→ Material provided:
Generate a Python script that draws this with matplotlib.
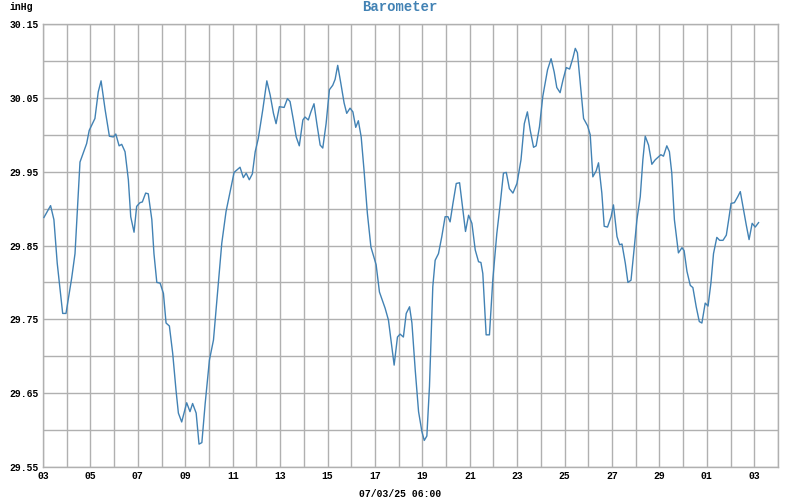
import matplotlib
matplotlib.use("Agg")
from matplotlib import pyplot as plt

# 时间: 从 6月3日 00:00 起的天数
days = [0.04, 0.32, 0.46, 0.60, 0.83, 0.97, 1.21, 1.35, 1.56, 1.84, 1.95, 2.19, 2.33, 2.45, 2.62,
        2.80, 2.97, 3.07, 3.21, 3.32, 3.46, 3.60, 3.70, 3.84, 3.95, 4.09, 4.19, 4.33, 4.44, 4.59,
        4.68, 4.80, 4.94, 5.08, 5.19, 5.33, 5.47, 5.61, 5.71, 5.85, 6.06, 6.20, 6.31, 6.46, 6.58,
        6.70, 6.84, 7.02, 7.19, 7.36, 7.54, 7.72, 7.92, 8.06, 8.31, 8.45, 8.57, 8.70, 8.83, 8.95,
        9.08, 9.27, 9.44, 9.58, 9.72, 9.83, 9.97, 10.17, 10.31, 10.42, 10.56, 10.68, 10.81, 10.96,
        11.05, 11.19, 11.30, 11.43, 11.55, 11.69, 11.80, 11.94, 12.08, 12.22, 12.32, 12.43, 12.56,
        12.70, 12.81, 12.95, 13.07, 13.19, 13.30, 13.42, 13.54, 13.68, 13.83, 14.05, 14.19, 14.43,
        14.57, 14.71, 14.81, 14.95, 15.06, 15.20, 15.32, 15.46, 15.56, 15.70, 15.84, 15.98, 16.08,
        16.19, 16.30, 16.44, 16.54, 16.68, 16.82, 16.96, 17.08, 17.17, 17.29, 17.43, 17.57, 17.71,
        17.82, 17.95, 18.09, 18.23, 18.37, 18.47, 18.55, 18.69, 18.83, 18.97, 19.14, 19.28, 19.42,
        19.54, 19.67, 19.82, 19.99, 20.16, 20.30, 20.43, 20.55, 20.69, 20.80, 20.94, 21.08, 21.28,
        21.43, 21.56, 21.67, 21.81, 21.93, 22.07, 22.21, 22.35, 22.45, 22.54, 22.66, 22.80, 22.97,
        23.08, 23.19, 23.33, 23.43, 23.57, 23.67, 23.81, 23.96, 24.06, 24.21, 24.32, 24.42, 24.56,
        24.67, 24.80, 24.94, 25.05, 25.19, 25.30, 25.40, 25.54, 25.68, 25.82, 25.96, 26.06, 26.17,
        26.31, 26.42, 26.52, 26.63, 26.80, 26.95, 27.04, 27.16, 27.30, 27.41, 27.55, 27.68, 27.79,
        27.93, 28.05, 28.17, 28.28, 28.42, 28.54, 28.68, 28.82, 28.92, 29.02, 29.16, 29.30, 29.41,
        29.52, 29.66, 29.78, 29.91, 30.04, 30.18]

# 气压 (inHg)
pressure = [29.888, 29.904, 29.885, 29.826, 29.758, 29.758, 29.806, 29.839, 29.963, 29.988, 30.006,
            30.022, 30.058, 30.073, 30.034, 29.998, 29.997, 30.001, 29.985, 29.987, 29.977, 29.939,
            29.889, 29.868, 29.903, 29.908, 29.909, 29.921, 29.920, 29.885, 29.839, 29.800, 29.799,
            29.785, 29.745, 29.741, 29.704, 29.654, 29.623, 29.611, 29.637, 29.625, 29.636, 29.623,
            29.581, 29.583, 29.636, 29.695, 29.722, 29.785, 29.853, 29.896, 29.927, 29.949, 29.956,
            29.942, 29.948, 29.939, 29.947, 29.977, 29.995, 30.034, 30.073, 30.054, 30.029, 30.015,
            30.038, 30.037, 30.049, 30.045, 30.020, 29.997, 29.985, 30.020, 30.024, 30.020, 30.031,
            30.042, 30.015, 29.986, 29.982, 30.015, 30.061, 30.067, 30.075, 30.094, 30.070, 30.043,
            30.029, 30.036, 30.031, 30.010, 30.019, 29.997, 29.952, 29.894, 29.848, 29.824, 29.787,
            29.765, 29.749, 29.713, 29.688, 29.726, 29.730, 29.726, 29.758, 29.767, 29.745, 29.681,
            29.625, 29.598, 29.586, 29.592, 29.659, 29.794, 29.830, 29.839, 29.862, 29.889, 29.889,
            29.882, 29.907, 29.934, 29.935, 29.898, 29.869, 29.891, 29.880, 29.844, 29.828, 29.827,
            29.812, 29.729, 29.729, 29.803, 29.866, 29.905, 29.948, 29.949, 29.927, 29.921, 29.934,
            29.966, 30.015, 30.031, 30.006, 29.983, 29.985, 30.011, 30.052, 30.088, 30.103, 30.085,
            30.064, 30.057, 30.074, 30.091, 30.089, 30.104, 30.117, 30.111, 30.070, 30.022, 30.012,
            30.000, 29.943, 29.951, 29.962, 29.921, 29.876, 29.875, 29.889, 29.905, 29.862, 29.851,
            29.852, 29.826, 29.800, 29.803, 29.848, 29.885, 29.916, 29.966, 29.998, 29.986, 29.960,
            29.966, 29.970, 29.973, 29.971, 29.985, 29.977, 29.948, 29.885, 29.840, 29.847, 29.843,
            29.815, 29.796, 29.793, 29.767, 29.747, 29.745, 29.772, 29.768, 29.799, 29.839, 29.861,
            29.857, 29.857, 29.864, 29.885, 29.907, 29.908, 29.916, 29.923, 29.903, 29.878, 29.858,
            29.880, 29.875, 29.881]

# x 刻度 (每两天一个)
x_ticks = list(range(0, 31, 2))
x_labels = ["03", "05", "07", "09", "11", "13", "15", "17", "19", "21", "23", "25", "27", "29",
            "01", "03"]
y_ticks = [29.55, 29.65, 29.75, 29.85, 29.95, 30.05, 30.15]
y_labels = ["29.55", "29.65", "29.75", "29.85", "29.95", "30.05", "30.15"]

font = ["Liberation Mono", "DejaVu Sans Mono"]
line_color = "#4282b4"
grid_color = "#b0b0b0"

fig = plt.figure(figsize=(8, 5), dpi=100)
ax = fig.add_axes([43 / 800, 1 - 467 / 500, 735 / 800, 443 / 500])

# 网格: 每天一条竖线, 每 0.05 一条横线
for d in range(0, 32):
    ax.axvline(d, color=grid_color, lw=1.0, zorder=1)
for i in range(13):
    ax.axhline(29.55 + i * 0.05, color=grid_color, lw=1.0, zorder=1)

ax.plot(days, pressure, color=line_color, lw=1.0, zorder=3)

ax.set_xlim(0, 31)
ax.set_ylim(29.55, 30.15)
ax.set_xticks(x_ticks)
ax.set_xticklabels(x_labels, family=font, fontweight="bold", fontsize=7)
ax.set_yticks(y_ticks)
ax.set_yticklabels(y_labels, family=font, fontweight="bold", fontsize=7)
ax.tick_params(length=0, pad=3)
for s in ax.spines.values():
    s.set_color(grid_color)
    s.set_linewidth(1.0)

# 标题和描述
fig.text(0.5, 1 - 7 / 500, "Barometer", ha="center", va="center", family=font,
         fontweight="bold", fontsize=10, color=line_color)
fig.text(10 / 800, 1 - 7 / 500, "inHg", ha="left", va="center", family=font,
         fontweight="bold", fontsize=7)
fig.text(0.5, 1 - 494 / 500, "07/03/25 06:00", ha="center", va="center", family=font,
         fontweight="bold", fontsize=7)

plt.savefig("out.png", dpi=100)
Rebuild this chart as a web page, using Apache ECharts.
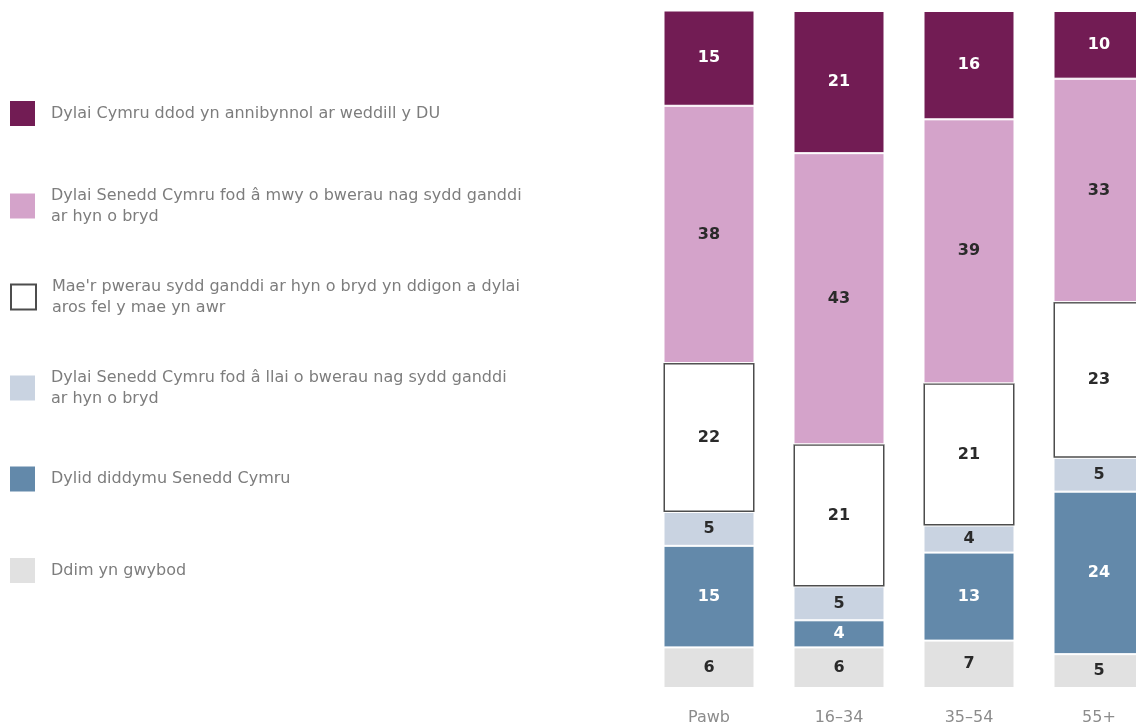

→ Exercise aim:
Only the lines from the top of the data through the line with "from matplotlib import pyplot as plt" should be quoted, exactly and with both ends kept; skip the pictures.

→ The reply:
Generate a Python script that draws this with matplotlib.
import matplotlib
matplotlib.use("Agg")
from matplotlib import pyplot as plt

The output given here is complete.